Global Stocks

Oil jumps to $100 per barrel and stocks sink worldwide with no clear e…

NEW YORK — With no clear end in sight, the war with Iran sent oil prices back to $100 per barrel on Thursday, and stocks sank worldwide.

The S&P 500 fell 1.5% and resumed its sharp swings following a couple days of relative calm. The Dow Jones Industrial Average dropped 739 points, or 1.6%, and the Nasdaq composite lost 1.8%.

The center of action was again the oil market, where the price of a barrel of Brent crude, the international standard, climbed 9.2% to settle at $100.46. Worries are worsening that the war could block the production of oil in the Persian Gulf for a long time and cause a debilitating surge of inflation for the global economy.

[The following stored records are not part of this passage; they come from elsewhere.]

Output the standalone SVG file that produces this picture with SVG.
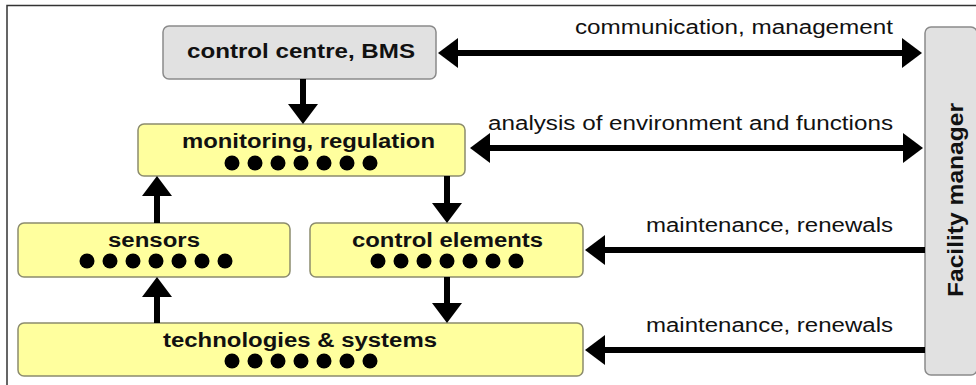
<svg xmlns="http://www.w3.org/2000/svg" width="976" height="385" viewBox="0 0 976 385">
<defs>
<style>
.y{fill:#ffff9e;stroke:#8c8c6e;stroke-width:1.5}
.g{fill:#e1e1e1;stroke:#8a8a8a;stroke-width:1.5}
.b{font-family:"Liberation Sans",Arial,sans-serif;font-weight:bold;font-size:20px;fill:#111}
.l{font-family:"Liberation Sans",Arial,sans-serif;font-size:20px;fill:#111}
.c{fill:none;stroke:#000;stroke-width:6}
.d{fill:#000}
</style>
<marker id="ah" viewBox="0 0 20 30" refX="8" refY="15" markerWidth="20" markerHeight="30" markerUnits="userSpaceOnUse" orient="auto-start-reverse">
<path d="M0,0 L20,15 L0,30 z" fill="#000"/>
</marker>
</defs>
<rect x="0" y="0" width="976" height="385" fill="#fff"/>
<path d="M7,385 V5.5 H976" fill="none" stroke="#333" stroke-width="1.5"/>
<g id="control-centre">
<rect class="g" x="163" y="26" width="273" height="53" rx="6"/>
<text class="b" x="187" y="58" textLength="228" lengthAdjust="spacingAndGlyphs">control centre, BMS</text>
</g>
<g id="monitoring">
<rect class="y" x="138" y="124" width="327" height="52" rx="6"/>
<text class="b" x="182" y="148" textLength="253" lengthAdjust="spacingAndGlyphs">monitoring, regulation</text>
<g class="d"><circle cx="232" cy="163" r="7.5"/><circle cx="255" cy="163" r="7.5"/><circle cx="278" cy="163" r="7.5"/><circle cx="301" cy="163" r="7.5"/><circle cx="324" cy="163" r="7.5"/><circle cx="347" cy="163" r="7.5"/><circle cx="370" cy="163" r="7.5"/></g>
</g>
<g id="sensors">
<rect class="y" x="18" y="223" width="272" height="54" rx="6"/>
<text class="b" x="108" y="247" textLength="92" lengthAdjust="spacingAndGlyphs">sensors</text>
<g class="d"><circle cx="87" cy="261" r="7.5"/><circle cx="110" cy="261" r="7.5"/><circle cx="133" cy="261" r="7.5"/><circle cx="156" cy="261" r="7.5"/><circle cx="179" cy="261" r="7.5"/><circle cx="202" cy="261" r="7.5"/><circle cx="225" cy="261" r="7.5"/></g>
</g>
<g id="control-elements">
<rect class="y" x="310" y="223" width="273" height="54" rx="6"/>
<text class="b" x="352" y="247" textLength="191" lengthAdjust="spacingAndGlyphs">control elements</text>
<g class="d"><circle cx="378" cy="261" r="7.5"/><circle cx="401" cy="261" r="7.5"/><circle cx="424" cy="261" r="7.5"/><circle cx="447" cy="261" r="7.5"/><circle cx="470" cy="261" r="7.5"/><circle cx="493" cy="261" r="7.5"/><circle cx="516" cy="261" r="7.5"/></g>
</g>
<g id="technologies">
<rect class="y" x="18" y="323" width="565" height="53" rx="6"/>
<text class="b" x="163" y="347" textLength="274" lengthAdjust="spacingAndGlyphs">technologies &amp; systems</text>
<g class="d"><circle cx="232" cy="361" r="7.5"/><circle cx="255" cy="361" r="7.5"/><circle cx="278" cy="361" r="7.5"/><circle cx="301" cy="361" r="7.5"/><circle cx="324" cy="361" r="7.5"/><circle cx="347" cy="361" r="7.5"/><circle cx="370" cy="361" r="7.5"/></g>
</g>
<g id="facility-manager">
<rect class="g" x="925" y="27" width="52" height="348" rx="6"/>
<text class="b" transform="translate(963,200) rotate(-90)" x="0" y="0" text-anchor="middle" font-size="22" textLength="194" lengthAdjust="spacingAndGlyphs" style="font-size:22px">Facility manager</text>
</g>
<g id="connectors">
<path class="c" d="M303,79 V112" marker-end="url(#ah)"/>
<path class="c" d="M157,223 V188" marker-end="url(#ah)"/>
<path class="c" d="M157,323 V289" marker-end="url(#ah)"/>
<path class="c" d="M447,176 V211" marker-end="url(#ah)"/>
<path class="c" d="M447,277 V311" marker-end="url(#ah)"/>
<path class="c" d="M450,53 H910" marker-start="url(#ah)" marker-end="url(#ah)"/>
<path class="c" d="M482,148 H911" marker-start="url(#ah)" marker-end="url(#ah)"/>
<path class="c" d="M925,250 H597" marker-end="url(#ah)"/>
<path class="c" d="M925,350 H597" marker-end="url(#ah)"/>
<text class="l" x="575" y="34" textLength="318" lengthAdjust="spacingAndGlyphs">communication, management</text>
<text class="l" x="488" y="130" textLength="405" lengthAdjust="spacingAndGlyphs">analysis of environment and functions</text>
<text class="l" x="646" y="232" textLength="247" lengthAdjust="spacingAndGlyphs">maintenance, renewals</text>
<text class="l" x="646" y="332" textLength="247" lengthAdjust="spacingAndGlyphs">maintenance, renewals</text>
</g>
</svg>
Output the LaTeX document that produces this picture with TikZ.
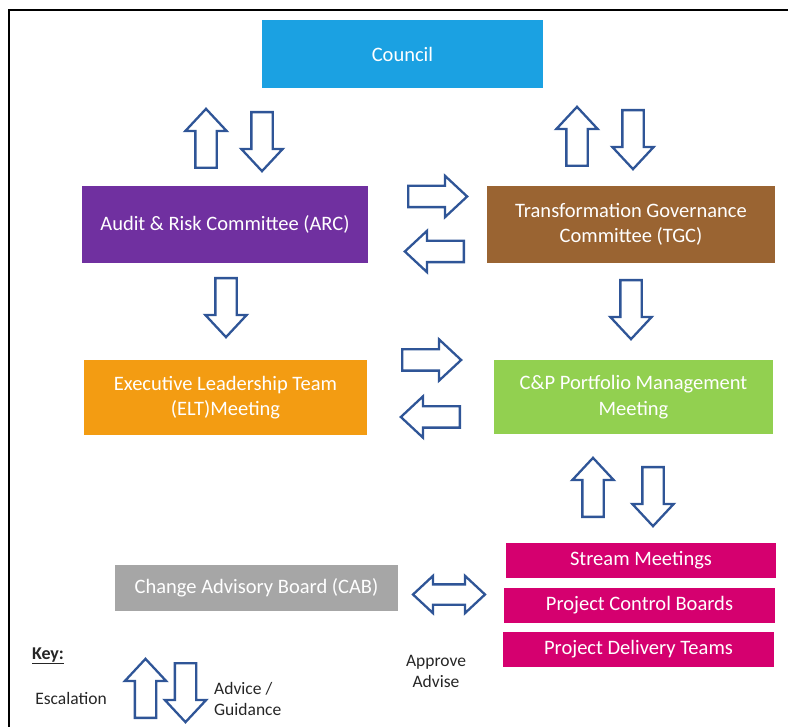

Iran’s new supreme leader released his first statement Thursday since succeeding his late father, saying his country would keep up attacks on Gulf Arab neighbors and use the effective closure of the Strait of Hormuz as leverage against the United States and Israel. A fifth of the world’s oil typically sails through the strait, and oil producers in the region are cutting production because their crude has nowhere to go.

Countries around the world are trying to make up for that, and the International Energy Agency said Wednesday that its members would release a record amount of oil, 400 million barrels, from stockpiles built for such emergencies.

But such moves are short-term fixes, and they do not clear the long-term risks. Analysts have said that if the Strait of Hormuz remains closed, oil prices could jump to $150.

To be sure, the U.S. stock market has a history of bouncing back relatively quickly from military conflicts in the Middle East and elsewhere, as long as oil prices don’t stay too high for too long. Even with all the up- and- down swings of the last couple weeks, many rocking markets hour to hour, the S&P 500 is just 4.4% below its all-time high set in January.

What’s made this jump for oil prices frightening is not only the degree — prices jumped near $120 this week to their highest level since 2022 — but that they’re occurring during an uncertain time for the economy.

Last month’s hiring by U.S. employers was surprisingly weak, which raised worries about a possible worst-case scenario for the economy called “stagflation.” That’s where economic growth stagnates while inflation remains high, and it’s a miserable mix that the Federal Reserve has no good tools to fix.

A more encouraging signal arrived Thursday. A report said that the number of U.S. workers applying for unemployment benefits inched lower last week. That’s a sign that layoffs are potentially remaining low around the country.

Dollar General, meanwhile, reported better profit and revenue for the latest quarter than analysts expected. But the retailer with relatively low prices, whose customers often have the least cushion to absorb higher gasoline prices, gave forecasts for revenue this upcoming year that indicated a potential slowdown in growth. Its stock fell 6.1%.

Some of Wall Street’s worst losses again hit companies with big fuel bills. Cruise-ship operator Carnival fell 7.9%, and United Airlines sank 4.6%.